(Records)
/---

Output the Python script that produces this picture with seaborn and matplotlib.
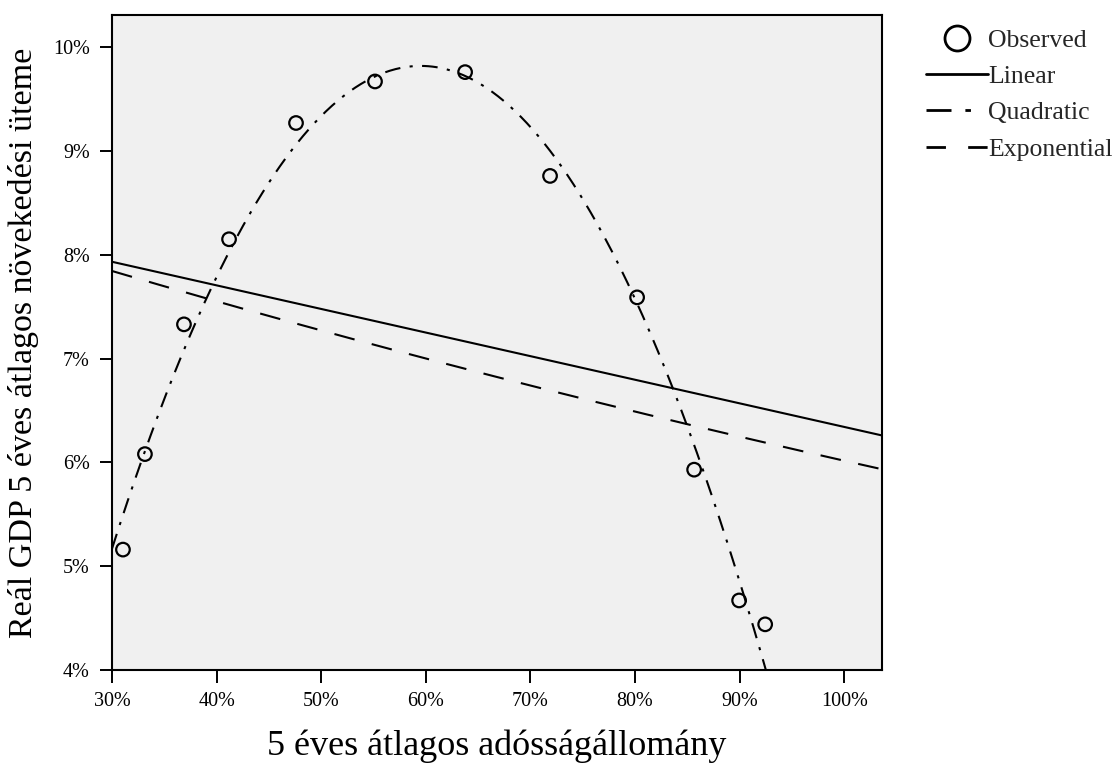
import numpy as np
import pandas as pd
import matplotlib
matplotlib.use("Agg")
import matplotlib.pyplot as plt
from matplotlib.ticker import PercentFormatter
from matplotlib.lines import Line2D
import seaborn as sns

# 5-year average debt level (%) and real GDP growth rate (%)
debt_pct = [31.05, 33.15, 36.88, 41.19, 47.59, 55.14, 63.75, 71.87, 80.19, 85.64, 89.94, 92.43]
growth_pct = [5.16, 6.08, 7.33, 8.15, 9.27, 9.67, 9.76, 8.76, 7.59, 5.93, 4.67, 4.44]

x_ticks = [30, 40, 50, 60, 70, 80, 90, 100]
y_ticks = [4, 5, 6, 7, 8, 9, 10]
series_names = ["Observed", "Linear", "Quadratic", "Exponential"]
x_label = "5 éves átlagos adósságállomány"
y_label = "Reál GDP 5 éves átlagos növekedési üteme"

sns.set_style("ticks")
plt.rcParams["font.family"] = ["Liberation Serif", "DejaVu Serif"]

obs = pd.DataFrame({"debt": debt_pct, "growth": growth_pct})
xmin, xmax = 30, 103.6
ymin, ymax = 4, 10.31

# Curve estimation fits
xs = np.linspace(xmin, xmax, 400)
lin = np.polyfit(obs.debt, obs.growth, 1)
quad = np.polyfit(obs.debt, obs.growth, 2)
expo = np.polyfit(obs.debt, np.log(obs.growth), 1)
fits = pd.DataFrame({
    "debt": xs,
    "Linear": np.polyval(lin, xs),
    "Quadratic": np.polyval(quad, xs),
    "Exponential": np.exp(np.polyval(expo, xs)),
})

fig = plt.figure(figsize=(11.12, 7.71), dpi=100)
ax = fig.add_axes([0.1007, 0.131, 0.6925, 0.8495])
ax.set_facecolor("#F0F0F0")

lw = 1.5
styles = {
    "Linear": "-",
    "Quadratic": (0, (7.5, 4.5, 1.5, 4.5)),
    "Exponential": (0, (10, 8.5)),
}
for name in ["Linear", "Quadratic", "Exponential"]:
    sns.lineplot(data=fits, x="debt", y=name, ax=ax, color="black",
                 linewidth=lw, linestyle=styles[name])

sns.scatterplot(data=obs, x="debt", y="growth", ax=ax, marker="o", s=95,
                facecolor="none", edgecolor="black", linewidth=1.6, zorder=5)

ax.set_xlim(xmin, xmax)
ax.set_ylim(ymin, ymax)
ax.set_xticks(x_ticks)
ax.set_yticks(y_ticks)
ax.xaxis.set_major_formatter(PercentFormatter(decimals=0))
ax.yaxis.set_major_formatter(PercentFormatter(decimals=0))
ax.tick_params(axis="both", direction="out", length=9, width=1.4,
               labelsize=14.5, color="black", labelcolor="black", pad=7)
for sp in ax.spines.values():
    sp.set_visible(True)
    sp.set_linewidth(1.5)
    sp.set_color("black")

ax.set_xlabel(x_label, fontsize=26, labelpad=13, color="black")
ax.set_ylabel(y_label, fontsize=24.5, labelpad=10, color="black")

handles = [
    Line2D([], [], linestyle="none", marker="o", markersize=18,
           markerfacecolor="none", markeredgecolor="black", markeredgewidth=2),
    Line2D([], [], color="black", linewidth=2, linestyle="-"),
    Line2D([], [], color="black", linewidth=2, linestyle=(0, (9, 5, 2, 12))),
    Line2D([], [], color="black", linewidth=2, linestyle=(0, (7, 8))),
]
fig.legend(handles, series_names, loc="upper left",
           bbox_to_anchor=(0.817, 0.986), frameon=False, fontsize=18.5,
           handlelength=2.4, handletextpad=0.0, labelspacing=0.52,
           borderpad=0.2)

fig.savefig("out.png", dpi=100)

\---
/---

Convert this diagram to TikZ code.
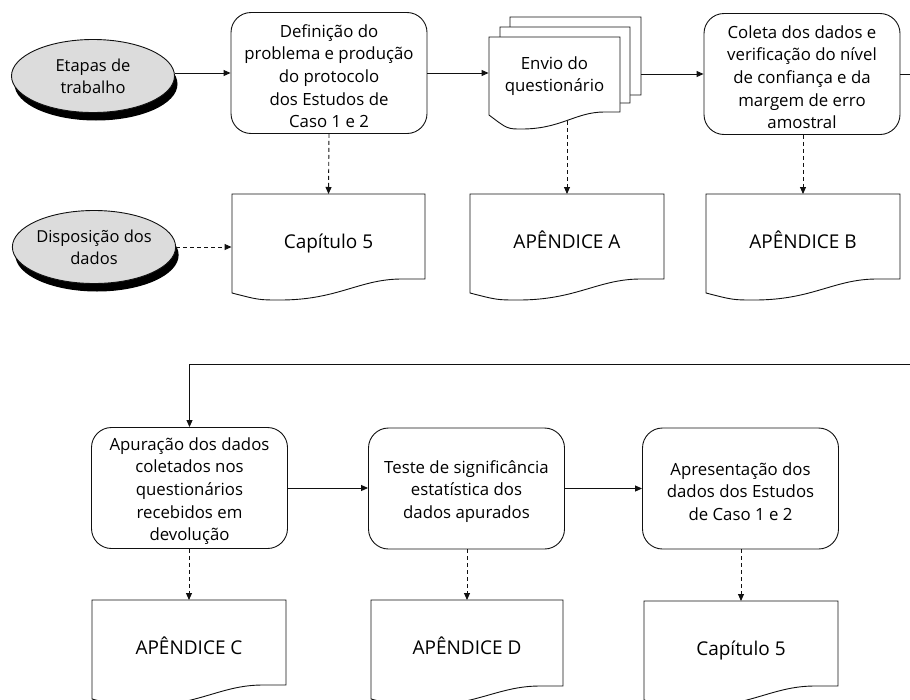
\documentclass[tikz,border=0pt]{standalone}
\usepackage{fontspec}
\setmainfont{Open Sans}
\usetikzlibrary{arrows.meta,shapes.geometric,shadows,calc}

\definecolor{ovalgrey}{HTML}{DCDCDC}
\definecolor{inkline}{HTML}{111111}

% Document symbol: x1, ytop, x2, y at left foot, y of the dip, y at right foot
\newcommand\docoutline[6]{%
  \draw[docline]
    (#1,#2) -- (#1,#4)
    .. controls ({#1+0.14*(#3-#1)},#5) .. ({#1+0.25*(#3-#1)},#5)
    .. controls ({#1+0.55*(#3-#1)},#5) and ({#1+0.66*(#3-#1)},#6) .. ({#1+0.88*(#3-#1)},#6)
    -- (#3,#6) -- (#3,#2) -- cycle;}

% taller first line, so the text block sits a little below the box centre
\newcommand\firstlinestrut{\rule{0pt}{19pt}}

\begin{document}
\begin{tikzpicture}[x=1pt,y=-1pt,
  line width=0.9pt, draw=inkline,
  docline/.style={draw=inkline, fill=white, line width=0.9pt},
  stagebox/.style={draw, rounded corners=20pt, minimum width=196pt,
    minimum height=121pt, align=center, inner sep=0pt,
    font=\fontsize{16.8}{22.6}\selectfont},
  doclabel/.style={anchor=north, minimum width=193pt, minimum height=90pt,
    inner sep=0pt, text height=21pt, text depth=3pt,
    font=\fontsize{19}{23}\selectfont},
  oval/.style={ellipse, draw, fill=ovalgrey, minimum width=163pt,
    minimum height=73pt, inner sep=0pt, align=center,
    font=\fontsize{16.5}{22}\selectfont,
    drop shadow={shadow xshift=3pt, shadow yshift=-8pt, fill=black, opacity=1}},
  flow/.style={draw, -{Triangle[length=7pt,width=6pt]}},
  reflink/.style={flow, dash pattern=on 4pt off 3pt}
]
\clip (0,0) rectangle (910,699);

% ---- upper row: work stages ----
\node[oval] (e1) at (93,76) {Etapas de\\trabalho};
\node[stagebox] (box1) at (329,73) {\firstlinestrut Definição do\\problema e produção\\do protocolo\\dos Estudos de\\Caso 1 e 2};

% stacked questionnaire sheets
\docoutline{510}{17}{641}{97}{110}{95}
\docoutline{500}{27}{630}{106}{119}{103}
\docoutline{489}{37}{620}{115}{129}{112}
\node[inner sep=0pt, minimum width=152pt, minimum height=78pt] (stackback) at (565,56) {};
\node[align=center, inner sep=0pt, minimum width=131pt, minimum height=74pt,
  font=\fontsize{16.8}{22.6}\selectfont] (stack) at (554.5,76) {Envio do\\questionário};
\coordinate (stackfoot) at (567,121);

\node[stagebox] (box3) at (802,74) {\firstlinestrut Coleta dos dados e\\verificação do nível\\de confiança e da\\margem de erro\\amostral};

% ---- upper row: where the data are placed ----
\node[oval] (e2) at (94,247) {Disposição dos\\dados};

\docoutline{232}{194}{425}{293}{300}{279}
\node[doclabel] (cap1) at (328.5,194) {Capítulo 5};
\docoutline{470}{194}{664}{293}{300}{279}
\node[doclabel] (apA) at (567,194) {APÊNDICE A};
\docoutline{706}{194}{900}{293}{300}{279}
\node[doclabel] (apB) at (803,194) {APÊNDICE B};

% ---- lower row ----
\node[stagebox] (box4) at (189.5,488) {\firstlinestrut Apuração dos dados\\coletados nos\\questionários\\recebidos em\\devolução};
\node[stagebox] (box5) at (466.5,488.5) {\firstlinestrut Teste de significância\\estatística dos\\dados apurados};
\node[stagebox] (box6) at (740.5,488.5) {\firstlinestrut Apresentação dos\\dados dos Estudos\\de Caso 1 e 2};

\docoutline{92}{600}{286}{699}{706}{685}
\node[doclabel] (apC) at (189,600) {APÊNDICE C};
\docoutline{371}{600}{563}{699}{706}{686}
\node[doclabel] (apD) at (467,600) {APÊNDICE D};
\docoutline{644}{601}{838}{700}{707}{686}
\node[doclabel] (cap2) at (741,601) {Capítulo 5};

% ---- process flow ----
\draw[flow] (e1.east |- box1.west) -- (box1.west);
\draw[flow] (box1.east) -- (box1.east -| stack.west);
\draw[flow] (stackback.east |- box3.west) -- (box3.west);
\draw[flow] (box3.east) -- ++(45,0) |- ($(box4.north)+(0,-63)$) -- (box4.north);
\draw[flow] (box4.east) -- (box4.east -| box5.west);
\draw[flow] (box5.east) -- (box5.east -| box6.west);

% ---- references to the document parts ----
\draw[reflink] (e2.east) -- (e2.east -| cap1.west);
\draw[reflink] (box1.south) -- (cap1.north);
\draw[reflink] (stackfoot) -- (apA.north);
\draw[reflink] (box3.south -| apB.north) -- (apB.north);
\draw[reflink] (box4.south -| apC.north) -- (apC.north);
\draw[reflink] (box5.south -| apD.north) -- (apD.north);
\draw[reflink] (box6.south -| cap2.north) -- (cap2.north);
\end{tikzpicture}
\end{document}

\---
/---

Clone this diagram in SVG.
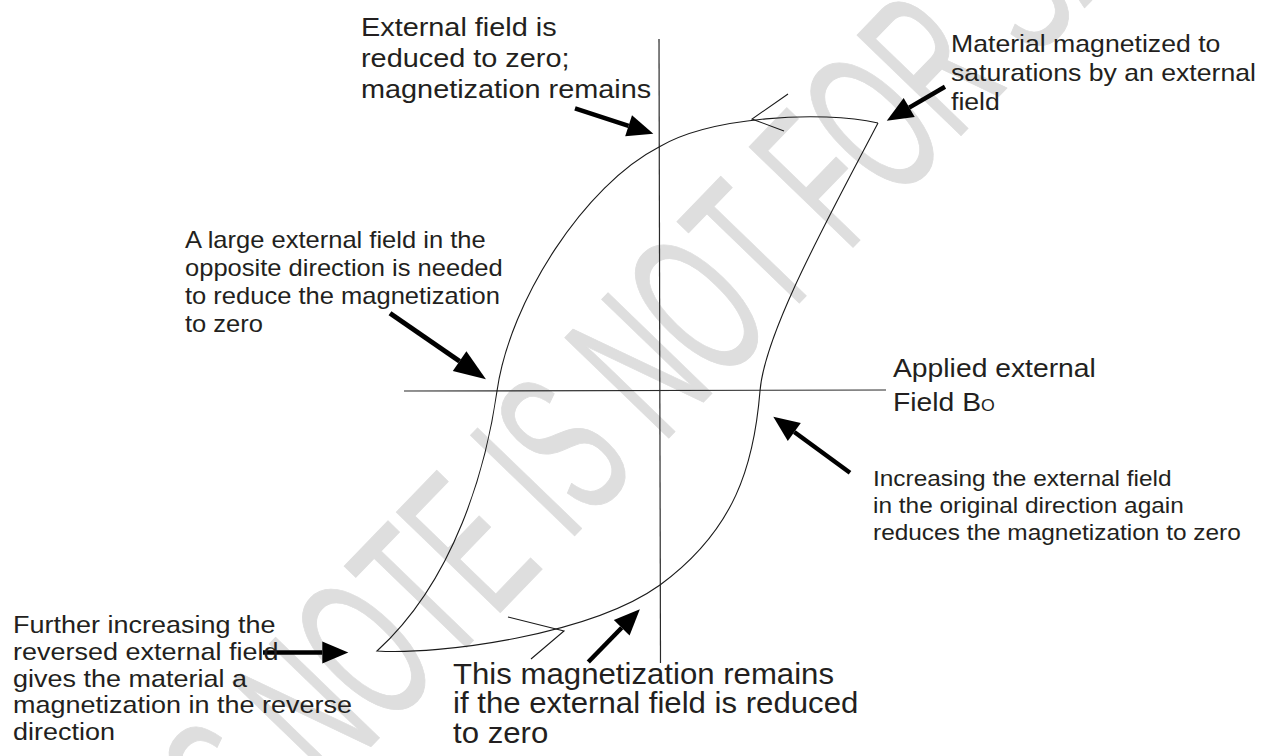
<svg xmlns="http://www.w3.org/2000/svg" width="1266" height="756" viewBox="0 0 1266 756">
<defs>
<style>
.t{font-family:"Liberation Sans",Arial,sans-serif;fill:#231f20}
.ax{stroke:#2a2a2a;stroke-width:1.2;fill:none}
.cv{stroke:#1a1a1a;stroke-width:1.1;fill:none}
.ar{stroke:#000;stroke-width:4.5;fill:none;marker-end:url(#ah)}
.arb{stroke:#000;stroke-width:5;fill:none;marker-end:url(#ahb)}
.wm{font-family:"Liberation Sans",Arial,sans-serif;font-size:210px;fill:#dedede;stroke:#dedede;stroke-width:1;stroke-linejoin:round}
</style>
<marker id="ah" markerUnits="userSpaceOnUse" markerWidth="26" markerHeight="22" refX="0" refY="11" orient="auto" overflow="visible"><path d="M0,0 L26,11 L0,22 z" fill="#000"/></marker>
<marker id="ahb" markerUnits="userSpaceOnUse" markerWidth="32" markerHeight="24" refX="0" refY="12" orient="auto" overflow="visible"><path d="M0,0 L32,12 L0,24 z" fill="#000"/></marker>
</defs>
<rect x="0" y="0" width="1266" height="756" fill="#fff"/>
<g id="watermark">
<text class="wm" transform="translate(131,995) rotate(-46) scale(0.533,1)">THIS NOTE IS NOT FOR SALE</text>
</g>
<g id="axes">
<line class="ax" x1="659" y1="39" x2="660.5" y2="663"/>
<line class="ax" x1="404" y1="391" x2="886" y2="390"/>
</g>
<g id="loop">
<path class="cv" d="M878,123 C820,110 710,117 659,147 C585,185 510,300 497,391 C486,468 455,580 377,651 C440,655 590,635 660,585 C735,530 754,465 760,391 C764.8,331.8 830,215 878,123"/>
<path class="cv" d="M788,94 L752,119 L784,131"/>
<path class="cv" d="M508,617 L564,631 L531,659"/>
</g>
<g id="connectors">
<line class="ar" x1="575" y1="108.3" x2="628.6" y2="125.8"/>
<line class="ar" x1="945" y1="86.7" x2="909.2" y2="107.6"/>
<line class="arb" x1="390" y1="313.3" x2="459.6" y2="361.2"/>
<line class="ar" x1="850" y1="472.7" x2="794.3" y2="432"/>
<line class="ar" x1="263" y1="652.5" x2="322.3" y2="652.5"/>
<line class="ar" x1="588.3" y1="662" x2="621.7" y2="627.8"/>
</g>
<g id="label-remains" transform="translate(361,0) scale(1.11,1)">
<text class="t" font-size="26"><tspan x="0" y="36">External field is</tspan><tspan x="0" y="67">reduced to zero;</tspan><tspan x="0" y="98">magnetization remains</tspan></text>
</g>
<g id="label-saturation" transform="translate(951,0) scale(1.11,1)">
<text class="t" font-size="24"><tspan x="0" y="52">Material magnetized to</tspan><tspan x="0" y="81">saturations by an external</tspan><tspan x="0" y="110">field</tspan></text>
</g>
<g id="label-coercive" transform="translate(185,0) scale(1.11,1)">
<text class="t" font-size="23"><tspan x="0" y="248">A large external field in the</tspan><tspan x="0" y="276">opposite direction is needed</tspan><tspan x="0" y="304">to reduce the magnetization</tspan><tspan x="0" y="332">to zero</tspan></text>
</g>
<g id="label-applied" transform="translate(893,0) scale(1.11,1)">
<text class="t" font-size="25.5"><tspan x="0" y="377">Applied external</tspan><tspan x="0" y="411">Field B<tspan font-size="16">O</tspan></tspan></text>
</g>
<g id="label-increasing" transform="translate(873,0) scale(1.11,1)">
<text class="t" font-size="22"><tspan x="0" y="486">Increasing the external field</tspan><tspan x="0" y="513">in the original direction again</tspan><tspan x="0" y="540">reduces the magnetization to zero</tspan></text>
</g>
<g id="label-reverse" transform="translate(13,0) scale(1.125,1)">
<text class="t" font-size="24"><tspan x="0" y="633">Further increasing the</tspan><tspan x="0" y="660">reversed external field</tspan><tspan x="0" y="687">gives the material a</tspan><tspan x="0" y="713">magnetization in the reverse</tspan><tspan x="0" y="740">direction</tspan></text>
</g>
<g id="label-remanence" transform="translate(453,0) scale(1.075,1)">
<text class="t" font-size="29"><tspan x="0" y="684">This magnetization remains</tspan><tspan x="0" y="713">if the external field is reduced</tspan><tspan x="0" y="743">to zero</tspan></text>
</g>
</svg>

\---

PROBLEM REQUIREMENTS
Would you restate, exactly and with no pictures, the lines of the entries above from the one containing "Output the Python" through the one containing "5.93, 4.67, 4.44]"?

FINISHED EXERCISE
Output the Python script that produces this picture with seaborn and matplotlib.
import numpy as np
import pandas as pd
import matplotlib
matplotlib.use("Agg")
import matplotlib.pyplot as plt
from matplotlib.ticker import PercentFormatter
from matplotlib.lines import Line2D
import seaborn as sns

# 5-year average debt level (%) and real GDP growth rate (%)
debt_pct = [31.05, 33.15, 36.88, 41.19, 47.59, 55.14, 63.75, 71.87, 80.19, 85.64, 89.94, 92.43]
growth_pct = [5.16, 6.08, 7.33, 8.15, 9.27, 9.67, 9.76, 8.76, 7.59, 5.93, 4.67, 4.44]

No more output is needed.